Your objective
Copy exactly, and only, the lines between the line holding "Convert this chart" and the line holding "5.10, 5.085, 5.07]", inclusive; skip the pictures.

Recorded data

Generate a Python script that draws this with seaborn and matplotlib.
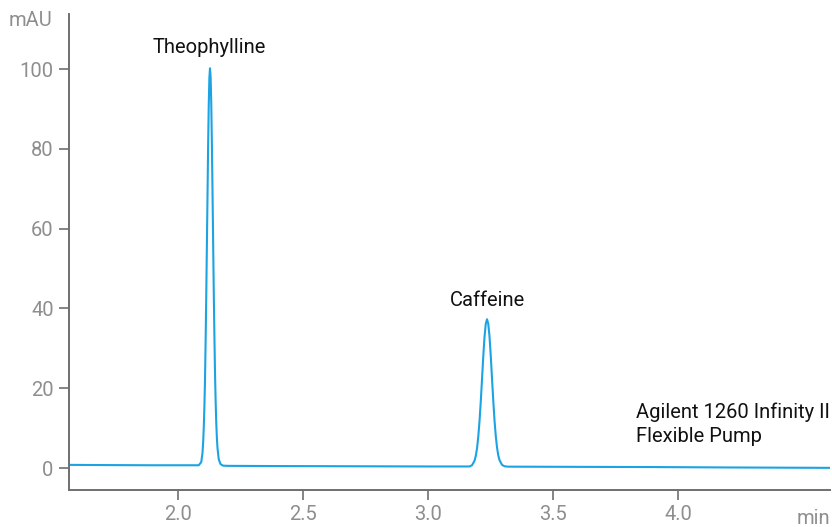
import matplotlib
matplotlib.use("Agg")
import matplotlib.pyplot as plt
import pandas as pd
import seaborn as sns

# Chromatogram trace (retention time in min, absorbance in mAU)
time_min = [
    1.56, 1.70, 1.90, 2.05, 2.083, 2.093, 2.098, 2.1005, 2.103, 2.1055,
    2.108, 2.1105, 2.113, 2.1155, 2.118, 2.1205, 2.123, 2.1255, 2.128,
    2.1305, 2.133, 2.1355, 2.138, 2.1405, 2.143, 2.1455, 2.148, 2.1505,
    2.153, 2.1555, 2.158, 2.163, 2.170, 2.180, 2.20, 2.40, 2.70, 3.00,
    3.15, 3.166, 3.176, 3.186, 3.191, 3.196, 3.201, 3.206, 3.211, 3.216,
    3.221, 3.226, 3.231, 3.236, 3.241, 3.246, 3.251, 3.256, 3.261, 3.266,
    3.271, 3.276, 3.281, 3.286, 3.296, 3.306, 3.32, 3.60, 3.90, 4.20,
    4.40, 4.61,
]
absorbance_mau = [
    0.80, 0.75, 0.70, 0.70, 0.70, 1.5, 3.8, 6.3, 10.0, 15.2,
    22.0, 31.8, 43.0, 55.7, 68.0, 80.9, 91.0, 97.8, 100.2,
    98.0, 91.5, 81.5, 69.5, 57.0, 44.5, 33.5, 24.0, 16.8,
    11.5, 7.6, 5.0, 2.2, 1.0, 0.60, 0.55, 0.50, 0.45, 0.40,
    0.40, 0.40, 0.70, 1.8, 3.0, 4.9, 7.8, 11.7, 16.6, 22.2,
    27.9, 32.8, 36.1, 37.3, 36.2, 33.0, 28.2, 22.5, 17.0, 12.0,
    8.1, 5.2, 3.2, 2.0, 0.8, 0.45, 0.35, 0.30, 0.25, 0.15,
    0.10, 0.05,
]

peak_names = ["Theophylline", "Caffeine"]
peak_label_t = [2.124, 3.236]
peak_label_y = [105.3, 42.1]

x_ticks = [2.0, 2.5, 3.0, 3.5, 4.0]
y_ticks = [0, 20, 40, 60, 80, 100]

sns.set_style("ticks")
plt.rcParams["font.family"] = ["Roboto", "DejaVu Sans"]

fig = plt.figure(figsize=(8.32, 5.27), dpi=100)
ax = fig.add_axes([69 / 832, 1 - 490 / 527, 761 / 832, 476 / 527])

df = pd.DataFrame({"t": time_min, "mAU": absorbance_mau})
sns.lineplot(data=df, x="t", y="mAU", ax=ax, color="#1ba3e3", linewidth=1.5,
             sort=False)

ax.set_xlim(1.564, 4.608)
ax.set_ylim(-5.5, 113.8)
ax.set_xticks(x_ticks)
ax.set_xticklabels([f"{v:.1f}" for v in x_ticks])
ax.set_yticks(y_ticks)
ax.set_yticklabels([str(v) for v in y_ticks])
ax.set_xlabel("")
ax.set_ylabel("")

gray_spine = "#6f6f6f"
gray_text = "#8e8e8e"
for side in ["top", "right"]:
    ax.spines[side].set_visible(False)
for side in ["left", "bottom"]:
    ax.spines[side].set_color(gray_spine)
    ax.spines[side].set_linewidth(1.4)
ax.tick_params(axis="both", colors=gray_spine, labelcolor=gray_text,
               labelsize=14.5, length=7, width=1.2, pad=4)

for name, t, y in zip(peak_names, peak_label_t, peak_label_y):
    ax.text(t, y, name, ha="center", va="center", fontsize=14.5, color="#111111")

ax.text(3.832, 11.0, "Agilent 1260 Infinity II\nFlexible Pump", ha="left",
        va="center", fontsize=14.5, color="#111111", linespacing=1.35)

fig.text(52 / 832, 1 - 20 / 527, "mAU", ha="right", va="center",
         fontsize=14.5, color=gray_text)
fig.text(830 / 832, 1 - 518 / 527, "min", ha="right", va="center",
         fontsize=14.5, color=gray_text)

fig.savefig("out.png", dpi=100)
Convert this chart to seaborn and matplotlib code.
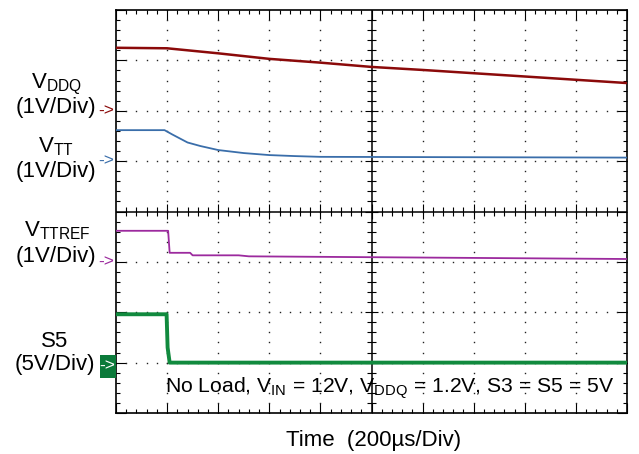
import numpy as np
import pandas as pd
import matplotlib
matplotlib.use("Agg")
import matplotlib.pyplot as plt
from matplotlib.ticker import MultipleLocator
from matplotlib.patches import Rectangle
import seaborn as sns

# 波形数据（横轴：格，纵轴：格，从下往上 0..8）
t_vddq = [0.0, 1.0, 2.0, 3.0, 4.0, 5.0, 6.0, 7.0, 8.0, 9.0, 10.0]
v_vddq = [7.25, 7.24, 7.14, 7.03, 6.955, 6.87, 6.81, 6.745, 6.68, 6.615, 6.55]

t_vtt = [0.0, 0.95, 1.1, 1.4, 1.65, 2.0, 2.5, 3.0, 3.5, 4.0, 10.0]
v_vtt = [5.615, 5.615, 5.53, 5.37, 5.30, 5.22, 5.16, 5.12, 5.10, 5.085, 5.07]

t_vttref = [0.0, 1.02, 1.05, 1.45, 1.5, 2.4, 2.6, 10.0]
v_vttref = [3.617, 3.617, 3.18, 3.18, 3.13, 3.13, 3.11, 3.057]

t_s5 = [0.0, 0.99, 1.01, 1.05, 10.0]
v_s5 = [1.96, 1.96, 1.30, 1.0, 1.0]

c_vddq = "#8b0a0a"
c_vtt = "#3a6eaa"
c_vttref = "#9c2a9e"
c_s5 = "#118a3e"

W, H = 639, 454

sns.set_theme(style="white")
plt.rcParams["font.family"] = ["Liberation Sans", "DejaVu Sans"]
plt.rcParams["mathtext.default"] = "regular"

fig = plt.figure(figsize=(W / 100, H / 100), dpi=100)
ax = fig.add_axes([116 / W, 41 / H, 511 / W, 403 / H])
ax.set_xlim(0, 10)
ax.set_ylim(0, 8)

# 点状网格
dot_pos = np.round(np.arange(0, 10.01, 0.2), 2)
dot_pos_y = np.round(np.arange(0, 8.01, 0.2), 2)
for gx in [1, 2, 3, 4, 6, 7, 8, 9]:
    ax.plot(np.full(len(dot_pos_y), gx), dot_pos_y, ls="none", marker="s",
            ms=1.0, mew=0, color="#222222", zorder=1)
for gy in [1, 2, 3, 5, 6, 7]:
    ax.plot(dot_pos, np.full(len(dot_pos), gy), ls="none", marker="s",
            ms=1.0, mew=0, color="#222222", zorder=1)

# 中心十字线及刻度
ax.axhline(4, color="black", lw=1.1, zorder=2)
ax.axvline(5, color="black", lw=1.1, zorder=2)
minor_x = [v for v in dot_pos if abs(v - round(v)) > 1e-6]
major_x = list(range(1, 10))
minor_y = [v for v in dot_pos_y if abs(v - round(v)) > 1e-6]
major_y = list(range(1, 8))
ax.vlines(minor_x, 4 - 0.085, 4 + 0.085, color="black", lw=0.8, zorder=2)
ax.vlines(major_x, 4 - 0.14, 4 + 0.14, color="black", lw=0.8, zorder=2)
ax.hlines(minor_y, 5 - 0.08, 5 + 0.08, color="black", lw=0.8, zorder=2)
ax.hlines(major_y, 5 - 0.13, 5 + 0.13, color="black", lw=0.8, zorder=2)

# 波形
traces = [
    (t_vddq, v_vddq, c_vddq, 1.8),
    (t_vtt, v_vtt, c_vtt, 1.3),
    (t_vttref, v_vttref, c_vttref, 1.3),
    (t_s5, v_s5, c_s5, 2.8),
]
for tx, vy, col, lw in traces:
    df = pd.DataFrame({"t": tx, "v": vy})
    sns.lineplot(data=df, x="t", y="v", ax=ax, color=col, lw=lw,
                 estimator=None, sort=False, zorder=3)

ax.set_xlabel("")
ax.set_ylabel("")
ax.xaxis.set_major_locator(MultipleLocator(1))
ax.xaxis.set_minor_locator(MultipleLocator(0.2))
ax.yaxis.set_major_locator(MultipleLocator(1))
ax.yaxis.set_minor_locator(MultipleLocator(0.2))
ax.tick_params(which="both", direction="in", top=True, right=True,
               bottom=True, left=True, labelbottom=False, labelleft=False,
               color="black", width=0.8)
ax.tick_params(which="major", length=7)
ax.tick_params(which="minor", length=3)
for sp in ax.spines.values():
    sp.set_color("black")
    sp.set_linewidth(1.2)


def px(x, y):
    return x / W, 1 - y / H


fs = 16
labels = [
    ("V$_{DDQ}$", 56, 88), ("(1V/Div)", 56, 113),
    ("V$_{TT}$", 56, 152), ("(1V/Div)", 56, 177),
    ("V$_{TTREF}$", 57, 236), ("(1V/Div)", 56, 262),
    ("S5", 55, 347), ("(5V/Div)", 55, 370),
]
for s, x, y in labels:
    fig.text(*px(x, y), s, fontsize=fs, ha="center", va="baseline", color="black")

# 通道标记箭头
for col, y in [(c_vddq, 111), (c_vtt, 161), (c_vttref, 262)]:
    fig.text(*px(114, y), "->", fontsize=12.5, ha="right", va="center",
             color=col)
fig.patches.append(Rectangle(px(100, 378), 16 / W, 23 / H, transform=fig.transFigure,
                             facecolor="#0b7a3a", edgecolor="none"))
fig.text(*px(115, 366), "->", fontsize=12.5, ha="right", va="center",
         color="white")

fig.text(*px(614, 393), "No Load, V$_{IN}$ = 12V, V$_{DDQ}$ = 1.2V, S3 = S5 = 5V",
         fontsize=15.2, ha="right", va="baseline", color="black")
fig.text(*px(374, 446), "Time  (200\u00b5s/Div)", fontsize=16, ha="center",
         va="baseline", color="black")

fig.savefig("out.png", dpi=100, facecolor="white")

Completed task
Convert this chart to seaborn and matplotlib code.
import numpy as np
import pandas as pd
import matplotlib
matplotlib.use("Agg")
import matplotlib.pyplot as plt
from matplotlib.ticker import MultipleLocator
from matplotlib.patches import Rectangle
import seaborn as sns

# 波形数据（横轴：格，纵轴：格，从下往上 0..8）
t_vddq = [0.0, 1.0, 2.0, 3.0, 4.0, 5.0, 6.0, 7.0, 8.0, 9.0, 10.0]
v_vddq = [7.25, 7.24, 7.14, 7.03, 6.955, 6.87, 6.81, 6.745, 6.68, 6.615, 6.55]

t_vtt = [0.0, 0.95, 1.1, 1.4, 1.65, 2.0, 2.5, 3.0, 3.5, 4.0, 10.0]
v_vtt = [5.615, 5.615, 5.53, 5.37, 5.30, 5.22, 5.16, 5.12, 5.10, 5.085, 5.07]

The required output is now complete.